Contador Wins His Sixth Career Grand Tour Title at the Vuelta a España

Alberto Contador is back in winning form…

Only two months after leaving the Tour de France with a leg fracture, the 31-year-old Spanish professional cyclist – one of six riders to have won all three Grand Tours of road cycling – rebounded in style by winning his sixth grand tour title after protecting his lead Sunday on the 21st and final stage of the Vuelta a España.

Alberto Contador

Contador won his home race for a third time, to go with two Tour de France victories and one Giro d’Italia title.

Contador entered the concluding 9.7-kilometer (6-mile) individual time trial with a strong lead of 1 minute, 37 seconds over fellow former Tour de France winner Chris Froome and focused on avoiding any slips on the rain-slick streets.

Adriano Malori of Italy won the stage, taking advantage of his early start under dry conditions before a shower burst over the medieval city of Santiago de Compostela.

Froome, who also entered the race after injuries forced him to withdraw from the Tour, finished the race second.

Former winner Alejandro Valverde completed the podium.

Contador’s first grand tour win was at the Giro in 2008, the same year he won the Vuelta for the first time. He won the Vuelta a second time in 2012.
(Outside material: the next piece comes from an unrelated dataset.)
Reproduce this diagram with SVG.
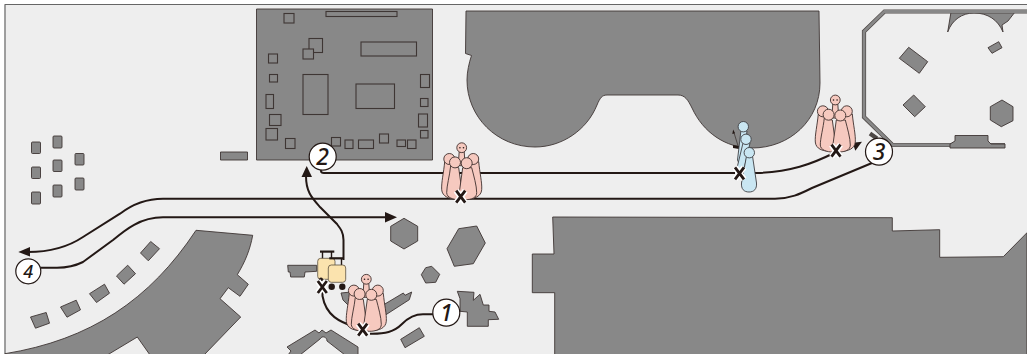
<svg xmlns="http://www.w3.org/2000/svg" width="1027" height="354" viewBox="0 0 1027 354">
<style>
.b{fill:#888;stroke:#3e3634;stroke-width:.9;stroke-linejoin:round}
.i{fill:none;stroke:#3e3634;stroke-width:1.100}
.s{fill:#888;stroke:#3e3634;stroke-width:1.100}
.wo{fill:none;stroke:#4e4846;stroke-width:4.200}
.wi{fill:none;stroke:#888;stroke-width:2.800}
.r{fill:none;stroke:#231815;stroke-width:2}
.a{fill:#231815}
.p{fill:#f6c9bf;stroke:#3e2f2c;stroke-width:.9}
.u{fill:#c9e6f2;stroke:#3e3f44;stroke-width:.9}
.c{fill:#fbe3ae;stroke:#5c5040;stroke-width:.8}
.n{fill:#fff;stroke:#231815;stroke-width:1.200}
.t{font-family:"Noto Sans","Open Sans",sans-serif;font-style:italic;font-weight:500;fill:#231815;text-anchor:middle}
.xh{fill:none;stroke:#fff;stroke-width:6}
.xk{fill:none;stroke:#231815;stroke-width:2.800}
</style>
<defs>
<g id="cluster">
<path class="p" d="M-2.500 4L-3.500 18L3.500 18L2.500 4Z"/>
<circle class="p" cx="0" cy="0" r="4.900"/>
<circle class="a" cx="-1.800" cy="0" r=".8"/>
<circle class="a" cx="1.800" cy="0" r=".8"/>
<path class="p" d="M-17 14C-18 25-20.500 35-20 42C-19.500 49-12 51-8 51L-6 30L-9 14Z"/>
<path class="p" d="M17 14C18 25 20.500 35 20 42C19.500 49 12 51 8 51L6 30L9 14Z"/>
<circle class="p" cx="-12.400" cy="11.300" r="5.500"/>
<circle class="p" cx="11.500" cy="11.300" r="5.500"/>
<path class="p" d="M-11 18C-12 28-15 38-15 45C-15 50-8 52-3 52C1 52 1 48 0 42L-3 20Z"/>
<path class="p" d="M1 20L-2 42C-3 48-3 52 3 52C10 52 15 50 15 45C15 38 12 28 10 20Z"/>
<circle class="p" cx="-6.700" cy="14.700" r="5.500"/>
<circle class="p" cx="5" cy="15.500" r="5.500"/>
</g>
<g id="x">
<path class="xh" d="M-4.500-6L4.500 6M4.500-6L-4.500 6"/>
<path class="xk" d="M-4.500-6L4.500 6M4.500-6L-4.500 6"/>
</g>
</defs>
<rect x="5" y="4.500" width="1030" height="360" fill="#eee" stroke="#666" stroke-width="1"/>
<path d="M5 5V354" stroke="#999" stroke-width="1.500"/>

<g id="building-board">
<rect class="b" x="256.500" y="9" width="176" height="151"/>
<rect class="i" x="326" y="11.500" width="71" height="5"/>
<rect class="i" x="284" y="13.500" width="10" height="9.500"/>
<rect class="i" x="309" y="38.500" width="13.500" height="14"/>
<rect class="s" x="303" y="49" width="10.500" height="10"/>
<rect class="i" x="268.500" y="54" width="9" height="9"/>
<rect class="i" x="269.500" y="74.500" width="8" height="7.500"/>
<rect class="i" x="303" y="74.500" width="25" height="40"/>
<rect class="i" x="266" y="94.500" width="7.500" height="14"/>
<rect class="i" x="269.500" y="114.500" width="11.500" height="11"/>
<rect class="i" x="266" y="128.500" width="11.500" height="11.500"/>
<rect class="i" x="285.500" y="138.500" width="9.500" height="10"/>
<rect class="i" x="331.500" y="137.500" width="9" height="8.500"/>
<rect class="i" x="345" y="140" width="8" height="8.500"/>
<rect class="i" x="358.500" y="140" width="15" height="8.500"/>
<rect class="i" x="379.500" y="134" width="9" height="9"/>
<rect class="i" x="397" y="140" width="8.500" height="6.500"/>
<rect class="i" x="407.500" y="140" width="8.500" height="8.500"/>
<rect class="i" x="420.500" y="130.500" width="7.500" height="7.500"/>
<rect class="i" x="418.500" y="114" width="9" height="13"/>
<rect class="i" x="420.500" y="98.500" width="7.500" height="8"/>
<rect class="i" x="420.500" y="74.500" width="9" height="13"/>
<rect class="i" x="361" y="42" width="55.500" height="14"/>
<rect class="i" x="356" y="84" width="38.500" height="24.500"/>
</g>
<g id="building-small">
<rect class="b" x="220.500" y="152" width="27" height="8"/>
<rect class="b" x="31.500" y="142" width="9" height="11.500" rx="1"/>
<rect class="b" x="31.500" y="167" width="9" height="11.500" rx="1"/>
<rect class="b" x="31.500" y="192" width="9" height="12" rx="1"/>
<rect class="b" x="53" y="136" width="9" height="12" rx="1"/>
<rect class="b" x="53" y="160" width="9" height="11.500" rx="1"/>
<rect class="b" x="53" y="185" width="9" height="12" rx="1"/>
<rect class="b" x="75" y="153.500" width="9" height="11.500" rx="1"/>
<rect class="b" x="75" y="178" width="9" height="12" rx="1"/>
<path class="b" stroke-width="1.500" d="M30.500 317L46.200 312.500L49.500 323.200L35.500 328.200Z"/>
<path class="b" d="M60.500 307L76.200 300.200L80.500 309.800L67 317.200Z"/>
<path class="b" d="M89.500 293.700L104.500 284.200L109.500 293.200L96.500 302.500Z"/>
<path class="b" d="M116.500 276L127.700 265.200L135.500 273.700L124 284.200Z"/>
<path class="b" d="M140.500 253L150.700 241.500L159.500 248.700L148.300 260.800Z"/>
</g>
<g id="building-arc">
<path class="b" d="M466 11H819L820 83C820 120 790 148 752 148C725 148 703 132 692 108C688 100 685 95 678 95H607C602 95 600 98 597 105C587 130 562 147 535 147C497 147 467 117 467 80C467 72 469 63 471.500 55.500L465.500 53.500Z"/>
</g>
<g id="building-east">
<path class="b" d="M951 12L947.700 32C952 20 962 13 974 13C988 13 998 20 1003 32L1002 25L1008 21L1015 12Z"/>
<path class="wo" d="M1027 11.500H884.500L864 31.500V117L892.500 145H1005"/>
<path class="wi" d="M1027 11.500H884.500L864 31.500V117L892.500 145H1005"/>
<path class="b" d="M950 144L955 141V135.500H988V141L991 144H1005V148H950Z"/>
<path class="wo" d="M870 133.500L877 138.500" stroke-width="3"/>
<path class="b" d="M908.700 47.300L927.700 61.700L919.300 73.300L899.300 58.300Z"/>
<path class="b" d="M998.700 41.700L1002 47.700L992 53.300L988 47.700Z"/>
<path class="b" d="M913.700 95L925.300 106.700L914.700 116.700L903 105Z"/>
<path class="b" d="M1002 100L1013 106.700L1013 120.700L1001.300 126.700L990.300 120L990.300 106.700Z"/>
</g>
<g id="building-south">
<path class="b" d="M552.700 217L892.300 217.700V231L939.700 229.700V257.300L1003.300 256.700L1027 232.700V355H554.700V292.700H532.300V254H554Z"/>
</g>
<g id="building-west">
<path class="b" d="M196 230.300L252.700 235.300C250 250 245 262 237.300 274.700L248.300 284.300L240 296.300L228.300 287.700L220 298.700L240.700 317L204 355H150L137.300 337L107.300 355H5V353.700C90 340 150 300 196 230.300Z"/>
</g>
<g id="building-mid">
<path class="b" d="M404 218.300L417.700 226.300L417.700 241L404 249L390.700 241L390.700 226.300Z"/>
<path class="b" d="M476.700 226L485.300 243L473.300 263.700L454.300 266.300L447 248.700L458.700 228.700Z"/>
<path class="b" d="M431.700 266.300L439.700 274.300L435.700 282.300L425.700 283L421.300 274.700L425.700 267.700Z"/>
<path class="b" d="M400.700 339.300L419.300 327.700L424.300 336.300L405 347.700Z"/>
<path class="b" d="M457.300 291.300L474 292.300L473.300 300.300L480 294.300L483.300 305L489 305L489 311.300L495 312L498.700 319.300L488.300 319.700L488.300 326.300L467.300 326.300L467.300 312L460 311.300L460 298.700Z"/>
<path class="b" d="M382.700 305.300L403.300 293L405 295.300L411.700 292L409.300 299.700L385 315.300Z"/>
<path class="b" d="M341 293L351 292L352 306L348 305L343 300Z"/>
<path class="b" d="M287 347L315 330L319 333L322 330L326 333L331 330L358 347V355H345L327 341C327 337 322 335 320 339L300 355H288L291 351Z"/>
<path class="b" d="M287.700 265.300H316.700V271.300L305 272L304.300 277H290.700L290 272L288.300 272Z"/>
</g>

<g id="connectors">
<path class="r" d="M321 169V171C321 172.500 322 173 324 173H735"/>
<path class="r" d="M745 173H757C790 172 812 164 834 153"/>
<path class="a" d="M852.700 142.700L862 141.700L855.300 150.700Z"/>
<path class="r" d="M872 163L812 188C800 194 790 198.700 775 198.700H163C143 198.700 130 206 120 213.700L83 237C68 247 50 252 28 252"/>
<path class="a" d="M18.300 252L30 247V256.500Z"/>
<path class="r" d="M40 267.700H57C68 267.700 75 266 83 262L113 240C125 230 140 217.300 163 217.300H388"/>
<path class="a" d="M397 217.300L385 212V222.500Z"/>
<path class="r" d="M433 314.300H423C414 314.300 408 318 402 324C394 332 385 334 370 333.700"/>
<path class="r" d="M355 327C340 322 326 316 322.500 296V290"/>
<path class="r" d="M343.500 260V240C343.500 232 340 228 336.700 223.700L320 207C312 198 306 192 306 176"/>
<path class="a" d="M306.700 166L301.500 177H312Z"/>
</g>

<g id="people-1"><use href="#cluster" x="366.300" y="279.300"/></g>
<g id="people-2"><use href="#cluster" x="461.700" y="147.700"/></g>
<g id="people-3"><use href="#cluster" x="835.300" y="100"/></g>
<g id="people-blue">
<path d="M733.700 131.700L738.700 148" stroke="#3e3634" stroke-width=".8" fill="none"/>
<path class="a" d="M733.200 129.500L732.300 134L735 133.300Z"/>
<path class="a" d="M733 145L739 146V149L733 148Z"/>
<path class="u" d="M741 130L737.500 160L742 170L747 131Z"/>
<circle class="u" cx="743.300" cy="126.700" r="5.200"/>
<path class="u" d="M743 143L737 168L742 178L750 143Z"/>
<circle class="u" cx="746" cy="139.300" r="5.200"/>
<path class="u" d="M746.500 156L741.500 183C741 189 744 192 749 192C754 192 757 189 756.500 183L752.500 156Z"/>
<circle class="u" cx="749.300" cy="152.700" r="5.200"/>
</g>
<g id="luggage">
<path d="M322.500 252V259M331.500 252V259M332 259V266M341.500 259V266" stroke="#231815" stroke-width="1.400" fill="none"/>
<rect class="a" x="320" y="250.500" width="14.300" height="2.200"/>
<rect class="c" x="317.700" y="258.300" width="17.300" height="21" rx="3"/>
<rect class="a" x="329.300" y="257.200" width="14.700" height="2.200"/>
<rect class="c" x="328.300" y="265" width="17.400" height="17.300" rx="3"/>
<circle class="a" cx="331.700" cy="286.700" r="3.200"/>
<circle class="a" cx="342.300" cy="286.700" r="3.200"/>
<circle class="a" cx="321" cy="279.500" r="2"/>
</g>
<g id="marks">
<use href="#x" x="322.300" y="287"/>
<use href="#x" x="362.700" y="329.700"/>
<use href="#x" x="460.700" y="196.700"/>
<use href="#x" x="739.500" y="173.300"/>
<use href="#x" x="836" y="150.700"/>
</g>
<g id="node-1"><circle class="n" cx="446.300" cy="312.700" r="13.500"/><text class="t" x="446.300" y="321" font-size="23">1</text></g>
<g id="node-2"><circle class="n" cx="322.700" cy="156.700" r="13.500"/><text class="t" x="322.700" y="165" font-size="23">2</text></g>
<g id="node-3"><circle class="n" cx="879" cy="151.700" r="13.500"/><text class="t" x="879" y="160" font-size="23">3</text></g>
<g id="node-4"><circle class="n" cx="28.300" cy="271.300" r="12.500"/><text class="t" x="28.300" y="278" font-size="18">4</text></g>
</svg>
Contador won the Tour in 2007 and 2009, but was stripped of a third Tour win 2010 for doping. He has now won two major titles since then, both at the Vuelta.

Contador had concentrated on reclaiming the Tour this year, but his plans were dashed when he fell during its 10th stage and fractured his right shin on July 15. He withdrew and soon after said that he wouldn’t be in shape to ride in the Vuelta either.

But a week before the race started Contador announced he had been training for 10 days without pain and had decided to compete in the final grand tour of the year. Even so, Contador said he had ruled on fighting for the win.

The final stage was held in Santiago instead of the traditional finish in Madrid. The finish line was in the square in front of Santiago’s cathedral, the end point of the Way of St. James, “El Camino de Santiago,” pilgrimage trail.

Contador was given the traditional pilgrims cape, hat and staff on the podium, which he sportingly put on for the crowd.